Jaishankar also told the panel that India had clearly outlined its position on the border and Chinese have their own position, but they are misinterpreting it so India was trying to clarify it. He also added that India was continuing to stick to its stand that it had first taken in 1985 as per an Anglo-Chinese agreement.
According to a minister who was present in the parliament panel, the Foreign Secretary did not use words like “war-like situation or conflict” but chose to use standoff to describe the current situation at Doklam.
S Jaishankar’s remarks came soon after the Chinese Foreign Ministry asked India not to use ‘trespass’ into Doklam area as a “policy tool” to achieve its political targets. “You must be very clear about it. We hope the Indian side can get clear understanding of the current situation and take immediate measures to withdraw the personnel who have illegally crossed the boundary so as to avoid the escalation,” ministry spokesperson Lu Kang said.
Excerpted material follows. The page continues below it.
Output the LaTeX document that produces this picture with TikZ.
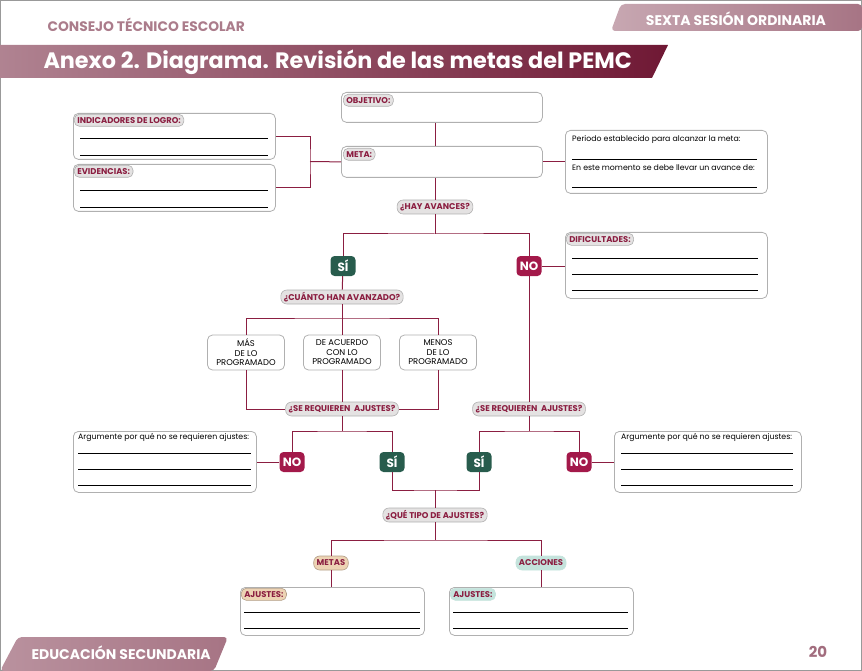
\documentclass[tikz,border=0pt]{standalone}
\usepackage{fontspec}
\setmainfont{Poppins}
\usetikzlibrary{positioning,calc}
\definecolor{guinda}{HTML}{8B1E41}
\definecolor{verde}{HTML}{285C4D}
\definecolor{rojo}{HTML}{A3194A}
\definecolor{gris}{HTML}{B0B0B0}
\definecolor{perla}{HTML}{E4E2E2}
\definecolor{arena}{HTML}{EDD3B4}
\definecolor{menta}{HTML}{C4E3DC}
\definecolor{malva}{HTML}{A26D7E}
\tikzset{
  caja/.style={draw=gris, line width=0.8pt, rounded corners=5pt, fill=white, anchor=north west, inner sep=0pt},
  etiqueta/.style={draw=gris, fill=perla, line width=0.6pt, rounded corners=5pt, inner xsep=3pt, inner ysep=0pt,
    minimum height=12pt, anchor=north west, text=guinda, font=\bfseries\fontsize{8.4}{9}\selectfont},
  pregunta/.style={etiqueta, anchor=center, minimum height=14pt, rounded corners=6pt},
  opcion/.style={draw=gris, line width=0.8pt, rounded corners=5pt, minimum width=77pt, minimum height=35pt,
    inner sep=1pt, align=center, font=\fontsize{8.4}{9.5}\selectfont},
  badgesi/.style={fill=verde, rounded corners=4pt, minimum width=25pt, minimum height=20pt, inner sep=0pt,
    text=white, font=\bfseries\fontsize{12}{12}\selectfont},
  badgeno/.style={badgesi, fill=rojo},
  enlace/.style={draw=guinda, line width=1pt},
  renglon/.style={line width=0.8pt, black},
  texto/.style={anchor=west, inner sep=0pt, font=\fontsize{7.8}{8}\selectfont}
}
\begin{document}
\begin{tikzpicture}[x=1pt,y=-1pt]
\useasboundingbox (0,0) rectangle (862,671);
\draw[gray!80, line width=2.5pt] (0,0) rectangle (862,671);
% encabezado
\node[anchor=west, text=malva!90, font=\bfseries\fontsize{13.8}{15}\selectfont] (cte) at (44,25) {CONSEJO TÉCNICO ESCOLAR};
\shade[left color=malva!60, right color=malva!95, rounded corners=4pt] (621,4) -- (862,4) -- (862,31) -- (611,31) -- cycle;
\node[text=white, font=\bfseries\fontsize{14}{15}\selectfont] (sesion) at (736,19) {SEXTA SESIÓN ORDINARIA};
\shade[left color=malva!85, right color=guinda!80!black] (0,45) -- (668,45) -- (652,78) -- (0,78) -- cycle;
\node[anchor=west, text=white, font=\bfseries\fontsize{22.3}{24}\selectfont] (titulo) at (40,62) {Anexo 2. Diagrama. Revisión de las metas del PEMC};
% cajas de arriba
\node[caja, minimum width=201pt, minimum height=30pt] (obj) at (341,92) {};
\node[etiqueta] (objl) at ([shift={(2,2)}]obj.north west) {OBJETIVO:};
\node[caja, minimum width=201pt, minimum height=31pt] (meta) at (341,146) {};
\node[etiqueta] (metal) at ([shift={(2,2)}]meta.north west) {META:};
\node[caja, minimum width=202pt, minimum height=46pt] (ind) at (73,113) {};
\node[etiqueta] (indl) at ([shift={(1,1)}]ind.north west) {INDICADORES DE LOGRO:};
\node[caja, minimum width=202pt, minimum height=47pt] (evi) at (73,164) {};
\node[etiqueta] (evil) at ([shift={(1,1)}]evi.north west) {EVIDENCIAS:};
\foreach \y in {138,155,190,207} \draw[renglon] (80,\y) -- (268,\y);
\node[caja, minimum width=202pt, minimum height=63pt] (per) at (565,130) {};
\node[texto] (per1) at (572,140) {Periodo establecido para alcanzar la meta:};
\node[texto] (per2) at (572,168) {En este momento se debe llevar un avance de:};
\foreach \y in {159,187} \draw[renglon] (572,\y) -- (757,\y);
% primera pregunta
\node[pregunta] (hay) at (435,207) {¿HAY AVANCES?};
\node[badgesi] (si1) at (343,266) {SÍ};
\node[badgeno] (no1) at (529,266) {NO};
\node[caja, minimum width=202pt, minimum height=66pt] (dif) at (565,232) {};
\node[etiqueta] (difl) at ([shift={(1,1)}]dif.north west) {DIFICULTADES:};
\foreach \y in {258,274,290} \draw[renglon] (572,\y) -- (758,\y);
\node[pregunta] (cuanto) at (342,297) {¿CUÁNTO HAN AVANZADO?};
\node[opcion] (mas) at (246,352.5) {MÁS\\DE LO\\PROGRAMADO};
\node[opcion] (acuerdo) at (342,352.5) {DE ACUERDO\\CON LO\\PROGRAMADO};
\node[opcion] (menos) at (438,352.5) {MENOS\\DE LO\\PROGRAMADO};
\node[pregunta] (req1) at (342,409) {¿SE REQUIEREN\ \ AJUSTES?};
\node[pregunta] (req2) at (529,409) {¿SE REQUIEREN\ \ AJUSTES?};
\node[badgeno] (no2) at (292,462) {NO};
\node[badgesi] (si2) at (392,462) {SÍ};
\node[badgesi] (si3) at (479,462) {SÍ};
\node[badgeno] (no3) at (579,462) {NO};
\node[caja, minimum width=183pt, minimum height=61pt] (arg1) at (73,431) {};
\node[texto] (arg1t) at (78,438) {Argumente por qué no se requieren ajustes:};
\foreach \y in {453,469,485} \draw[renglon] (78,\y) -- (251,\y);
\node[caja, minimum width=187pt, minimum height=61pt] (arg2) at (614,431) {};
\node[texto] (arg2t) at (621,438) {Argumente por qué no se requieren ajustes:};
\foreach \y in {453,469,485} \draw[renglon] (621,\y) -- (793,\y);
% tipo de ajustes
\node[pregunta] (tipo) at (435,515) {¿QUÉ TIPO DE AJUSTES?};
\node[pregunta, fill=arena, draw=arena!75!black] (metas) at (331,563) {METAS};
\node[pregunta, fill=menta, draw=menta] (acciones) at (541,563) {ACCIONES};
\node[caja, minimum width=184pt, minimum height=48pt] (aj1) at (240,587) {};
\node[etiqueta, fill=arena, draw=arena!75!black] (aj1l) at ([shift={(1,1)}]aj1.north west) {AJUSTES:};
\node[caja, minimum width=184pt, minimum height=48pt] (aj2) at (449,587) {};
\node[etiqueta, fill=menta, draw=menta] (aj2l) at ([shift={(1,1)}]aj2.north west) {AJUSTES:};
\foreach \y in {612,628} {
  \draw[renglon] (244,\y) -- (420,\y);
  \draw[renglon] (453,\y) -- (628,\y);
}
% conectores
\coordinate (junta) at (310,161.5);
\coordinate (rama1) at (435,234);
\coordinate (rama2) at (342,318);
\coordinate (rama3) at (342,431);
\coordinate (rama4) at (529,431);
\coordinate (rama5) at (435,490);
\coordinate (rama6) at (435,540);
\draw[enlace] (hay |- obj.south) -- (hay |- meta.north);
\draw[enlace] (hay |- meta.south) -- (hay);
\draw[enlace] (ind.east) -| (junta) |- (evi.east);
\draw[enlace] (junta) -- (meta.west);
\draw[enlace] (meta.east) -- (per.west);
\draw[enlace] (hay) -- (rama1);
\draw[enlace] (si1) |- (rama1) -| (no1);
\draw[enlace] (no1) -- (no1 -| dif.west);
\draw[enlace] (si1) -- (cuanto);
\draw[enlace] (cuanto) -- (rama2);
\draw[enlace] (mas) |- (rama2) -| (menos);
\draw[enlace] (rama2) -- (acuerdo);
\draw[enlace] (mas) |- (req1);
\draw[enlace] (menos) |- (req1);
\draw[enlace] (acuerdo) -- (req1);
\draw[enlace] (no1) -- (req2);
\draw[enlace] (req1) -- (rama3);
\draw[enlace] (no2) |- (rama3) -| (si2);
\draw[enlace] (req2) -- (rama4);
\draw[enlace] (si3) |- (rama4) -| (no3);
\draw[enlace] (no2) -- (no2 -| arg1.east);
\draw[enlace] (no3) -- (no3 -| arg2.west);
\draw[enlace] (si2) |- (rama5) -| (si3);
\draw[enlace] (rama5) -- (tipo);
\draw[enlace] (tipo) -- (rama6);
\draw[enlace] (metas) |- (rama6) -| (acciones);
\draw[enlace] (metas) -- (metas |- aj1.north);
\draw[enlace] (acciones) -- (acciones |- aj2.north);
% pie
\shade[left color=malva!75, right color=malva!95, rounded corners=4pt] (18,637) -- (228,637) -- (214,671) -- (0,671) -- cycle;
\node[anchor=west, text=white, font=\bfseries\fontsize{14}{15}\selectfont] (nivel) at (28,653) {EDUCACIÓN SECUNDARIA};
\node[text=malva, font=\bfseries\fontsize{15}{16}\selectfont] (pag) at (818,652) {20};
\end{tikzpicture}
\end{document}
China and India have been locked in a bitter confrontation over the road construction in Doklam area. According to China’s version of events, Indian troops are blocking the construction of the road in the territory on Sikkim border that it calls Donglang. The Chinese authorities also assert that the area belongs to China. New Delhi, on the other hand, says the land of contention is a part of Bhutan and in case the road is built it would raise security implications for India. It also fears that the construction enable the Chinese troops to cut India’s access to the north-eastern states,
In a strong warning to India, the Chinese state media indicated that ‘border line was the bottom line’ and that withdrawal of Indian troops was necessary for any diplomatic solution. China is also said to have conveyed to foreign diplomats that its “patience with India won’t be indefinite.” However, India since the beginning has said that only diplomatic routes are being used to resolve the issue.